>> START Data records

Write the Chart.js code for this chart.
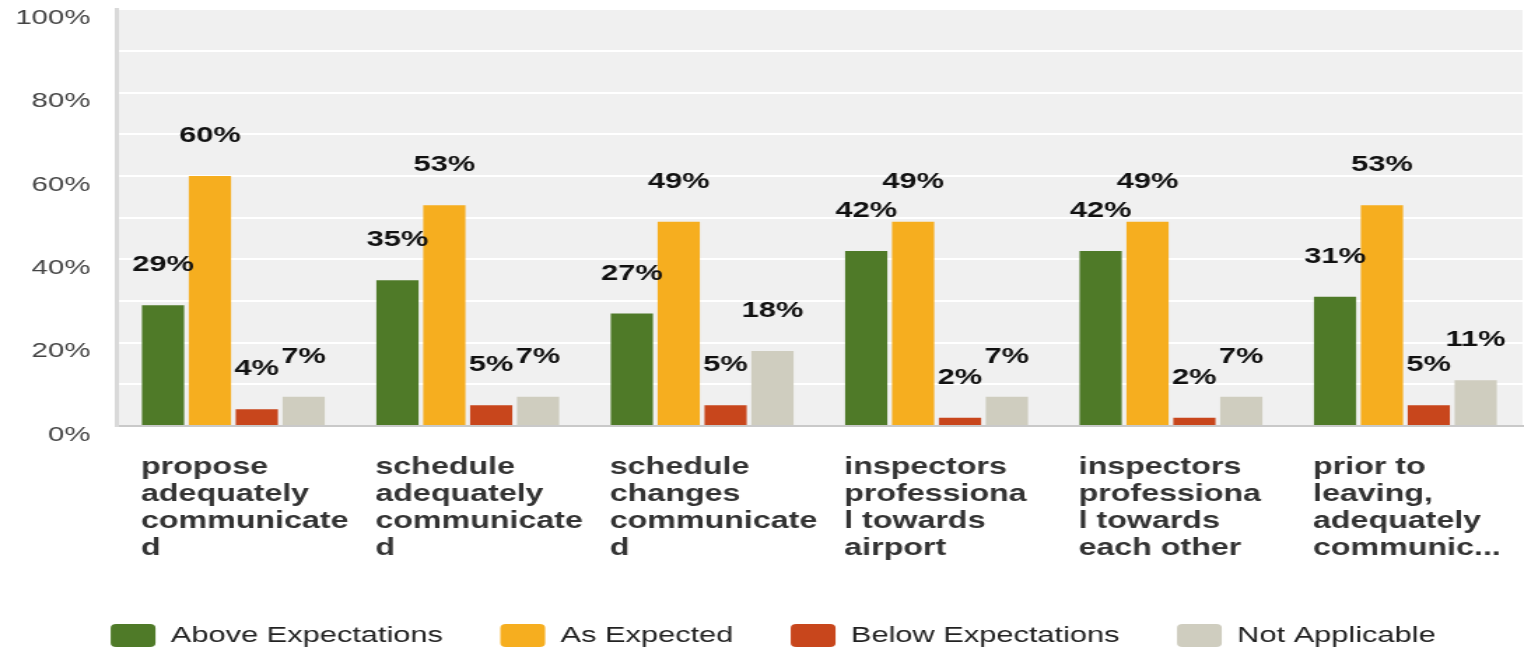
<!DOCTYPE html>
<html>
<head>
<meta charset="utf-8">
<script src="https://cdn.jsdelivr.net/npm/chart.js@4/dist/chart.umd.min.js"></script>
<style>
    html, body { margin: 0; padding: 0; background: #ffffff; overflow: hidden; }
    #wrap {
        position: relative;
        width: 1089px;
        height: 648px;
        transform: scaleX(1.3994);
        transform-origin: 0 0;
    }
</style>
</head>
<body>
<div id="wrap"><canvas id="surveyChart" width="1089" height="648"></canvas></div>
<script>
var categories = [
    ['propose', 'adequately', 'communicate', 'd'],
    ['schedule', 'adequately', 'communicate', 'd'],
    ['schedule', 'changes', 'communicate', 'd'],
    ['inspectors', 'professiona', 'l towards', 'airport'],
    ['inspectors', 'professiona', 'l towards', 'each other'],
    ['prior to', 'leaving,', 'adequately', 'communic...']
];
var seriesNames = ['Above Expectations', 'As Expected', 'Below Expectations', 'Not Applicable'];
var aboveExpectations = [29, 35, 27, 42, 42, 31];
var asExpected = [60, 53, 49, 49, 49, 53];
var belowExpectations = [4, 5, 5, 2, 2, 5];
var notApplicable = [7, 7, 18, 7, 7, 11];
var yTicks = [0, 20, 40, 60, 80, 100];

var colors = ['#4f7a28', '#f6ae1f', '#c8461c', '#cfcdbf'];

// light gray plot background
var plotBackground = {
    id: 'plotBackground',
    beforeDraw: function(chart) {
        var a = chart.chartArea;
        var ctx = chart.ctx;
        ctx.save();
        ctx.fillStyle = '#f0f0f0';
        ctx.fillRect(a.left, a.top, a.right - a.left, a.bottom - a.top);
        ctx.restore();
    }
};

// nudge legend a bit right, like the original
var legendShift = {
    id: 'legendShift',
    afterLayout: function(chart) {
        if (!chart.legend) return;
        chart.legend.left += 8.5;
        chart.legend.right += 8.5;
    }
};

// percent labels above bars
var barValues = {
    id: 'barValues',
    afterDatasetsDraw: function(chart) {
        var ctx = chart.ctx;
        ctx.save();
        ctx.font = 'bold 22px "Liberation Sans", Arial, sans-serif';
        ctx.fillStyle = '#111111';
        ctx.textAlign = 'center';
        ctx.textBaseline = 'middle';
        chart.data.datasets.forEach(function(ds, i) {
            var meta = chart.getDatasetMeta(i);
            meta.data.forEach(function(bar, j) {
                ctx.fillText(ds.data[j] + '%', bar.x, bar.y - 40);
            });
        });
        ctx.restore();
    }
};

var seriesData = [aboveExpectations, asExpected, belowExpectations, notApplicable];

new Chart(document.getElementById('surveyChart').getContext('2d'), {
    type: 'bar',
    data: {
        labels: categories,
        datasets: seriesNames.map(function(name, i) {
            return {
                label: name,
                data: seriesData[i],
                backgroundColor: colors[i],
                borderWidth: 0,
                categoryPercentage: 0.8,
                barPercentage: 0.9
            };
        })
    },
    options: {
        responsive: false,
        animation: false,
        devicePixelRatio: 1,
        layout: { padding: { left: 0, right: 1, top: 0, bottom: -9 } },
        plugins: {
            tooltip: { enabled: false },
            legend: {
                position: 'bottom',
                labels: {
                    boxWidth: 32,
                    boxHeight: 23,
                    useBorderRadius: true,
                    borderRadius: 4,
                    padding: 41,
                    color: '#222222',
                    font: { family: '"Liberation Sans", Arial, sans-serif', size: 22 }
                }
            }
        },
        scales: {
            x: {
                grid: { display: false, drawTicks: false },
                border: { color: '#c9c9c9', width: 2 },
                afterFit: function(scale) {
                    scale.height = 157;
                    scale.paddingLeft = 0;
                    scale.paddingRight = 0;
                },
                ticks: {
                    autoSkip: false,
                    maxRotation: 0,
                    minRotation: 0,
                    align: 'start',
                    labelOffset: -66,
                    padding: 28,
                    color: '#333333',
                    font: { family: '"Liberation Sans", Arial, sans-serif', size: 23, weight: 'bold', lineHeight: 27 / 23 }
                }
            },
            y: {
                min: 0,
                max: 100,
                afterFit: function(scale) {
                    scale.width = 83;
                    scale.paddingTop = 9.3;
                    scale.paddingBottom = 0;
                },
                grid: { color: '#ffffff', lineWidth: 2, drawTicks: false },
                border: { color: '#d9d9d9', width: 3 },
                ticks: {
                    stepSize: 10,
                    padding: 18.4,
                    labelOffset: 9,
                    color: '#444444',
                    font: { family: '"Liberation Sans", Arial, sans-serif', size: 21, lineHeight: 0.9 },
                    callback: function(value) {
                        return yTicks.indexOf(value) >= 0 ? value + '%' : '';
                    }
                }
            }
        }
    },
    plugins: [plotBackground, legendShift, barValues]
});
</script>
</body>
</html>
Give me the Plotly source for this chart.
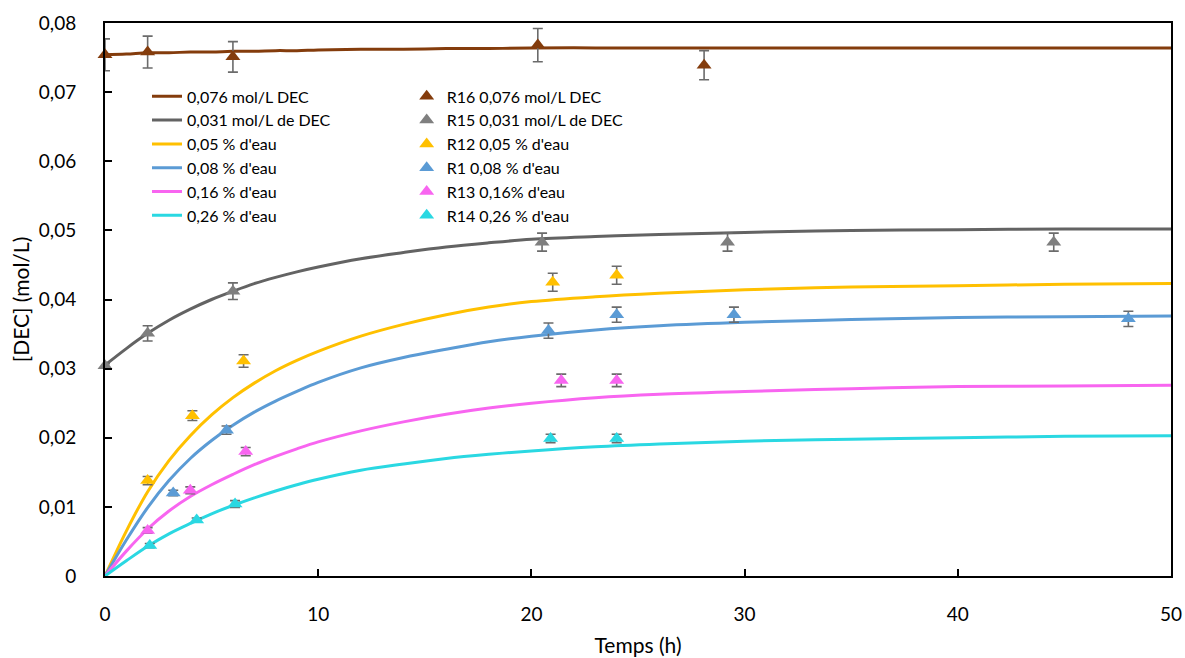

>> END Data records

■ Written exercise: Reproduce the material above in full, exactly, with no images.

■ Exercise answer:
Write the Chart.js code for this chart.
<!DOCTYPE html>
<html>
<head>
<meta charset="utf-8">
<script src="https://cdn.jsdelivr.net/npm/chart.js@4/dist/chart.umd.min.js"></script>
<style>
    html, body { margin: 0; padding: 0; background: #ffffff; overflow: hidden; }
    #wrap {
        position: relative;
        width: 1089px;
        height: 648px;
        transform: scaleX(1.3994);
        transform-origin: 0 0;
    }
</style>
</head>
<body>
<div id="wrap"><canvas id="surveyChart" width="1089" height="648"></canvas></div>
<script>
var categories = [
    ['propose', 'adequately', 'communicate', 'd'],
    ['schedule', 'adequately', 'communicate', 'd'],
    ['schedule', 'changes', 'communicate', 'd'],
    ['inspectors', 'professiona', 'l towards', 'airport'],
    ['inspectors', 'professiona', 'l towards', 'each other'],
    ['prior to', 'leaving,', 'adequately', 'communic...']
];
var seriesNames = ['Above Expectations', 'As Expected', 'Below Expectations', 'Not Applicable'];
var aboveExpectations = [29, 35, 27, 42, 42, 31];
var asExpected = [60, 53, 49, 49, 49, 53];
var belowExpectations = [4, 5, 5, 2, 2, 5];
var notApplicable = [7, 7, 18, 7, 7, 11];
var yTicks = [0, 20, 40, 60, 80, 100];

var colors = ['#4f7a28', '#f6ae1f', '#c8461c', '#cfcdbf'];

// light gray plot background
var plotBackground = {
    id: 'plotBackground',
    beforeDraw: function(chart) {
        var a = chart.chartArea;
        var ctx = chart.ctx;
        ctx.save();
        ctx.fillStyle = '#f0f0f0';
        ctx.fillRect(a.left, a.top, a.right - a.left, a.bottom - a.top);
        ctx.restore();
    }
};

// nudge legend a bit right, like the original
var legendShift = {
    id: 'legendShift',
    afterLayout: function(chart) {
        if (!chart.legend) return;
        chart.legend.left += 8.5;
        chart.legend.right += 8.5;
    }
};

// percent labels above bars
var barValues = {
    id: 'barValues',
    afterDatasetsDraw: function(chart) {
        var ctx = chart.ctx;
        ctx.save();
        ctx.font = 'bold 22px "Liberation Sans", Arial, sans-serif';
        ctx.fillStyle = '#111111';
        ctx.textAlign = 'center';
        ctx.textBaseline = 'middle';
        chart.data.datasets.forEach(function(ds, i) {
            var meta = chart.getDatasetMeta(i);
            meta.data.forEach(function(bar, j) {
                ctx.fillText(ds.data[j] + '%', bar.x, bar.y - 40);
            });
        });
        ctx.restore();
    }
};

var seriesData = [aboveExpectations, asExpected, belowExpectations, notApplicable];

new Chart(document.getElementById('surveyChart').getContext('2d'), {
    type: 'bar',
    data: {
        labels: categories,
        datasets: seriesNames.map(function(name, i) {
            return {
                label: name,
                data: seriesData[i],
                backgroundColor: colors[i],
                borderWidth: 0,
                categoryPercentage: 0.8,
                barPercentage: 0.9
            };
        })
    },
    options: {
        responsive: false,
        animation: false,
        devicePixelRatio: 1,
        layout: { padding: { left: 0, right: 1, top: 0, bottom: -9 } },
        plugins: {
            tooltip: { enabled: false },
            legend: {
                position: 'bottom',
                labels: {
                    boxWidth: 32,
                    boxHeight: 23,
                    useBorderRadius: true,
                    borderRadius: 4,
                    padding: 41,
                    color: '#222222',
                    font: { family: '"Liberation Sans", Arial, sans-serif', size: 22 }
                }
            }
        },
        scales: {
            x: {
                grid: { display: false, drawTicks: false },
                border: { color: '#c9c9c9', width: 2 },
                afterFit: function(scale) {
                    scale.height = 157;
                    scale.paddingLeft = 0;
                    scale.paddingRight = 0;
                },
                ticks: {
                    autoSkip: false,
                    maxRotation: 0,
                    minRotation: 0,
                    align: 'start',
                    labelOffset: -66,
                    padding: 28,
                    color: '#333333',
                    font: { family: '"Liberation Sans", Arial, sans-serif', size: 23, weight: 'bold', lineHeight: 27 / 23 }
                }
            },
            y: {
                min: 0,
                max: 100,
                afterFit: function(scale) {
                    scale.width = 83;
                    scale.paddingTop = 9.3;
                    scale.paddingBottom = 0;
                },
                grid: { color: '#ffffff', lineWidth: 2, drawTicks: false },
                border: { color: '#d9d9d9', width: 3 },
                ticks: {
                    stepSize: 10,
                    padding: 18.4,
                    labelOffset: 9,
                    color: '#444444',
                    font: { family: '"Liberation Sans", Arial, sans-serif', size: 21, lineHeight: 0.9 },
                    callback: function(value) {
                        return yTicks.indexOf(value) >= 0 ? value + '%' : '';
                    }
                }
            }
        }
    },
    plugins: [plotBackground, legendShift, barValues]
});
</script>
</body>
</html>
Give me the Plotly source for this chart.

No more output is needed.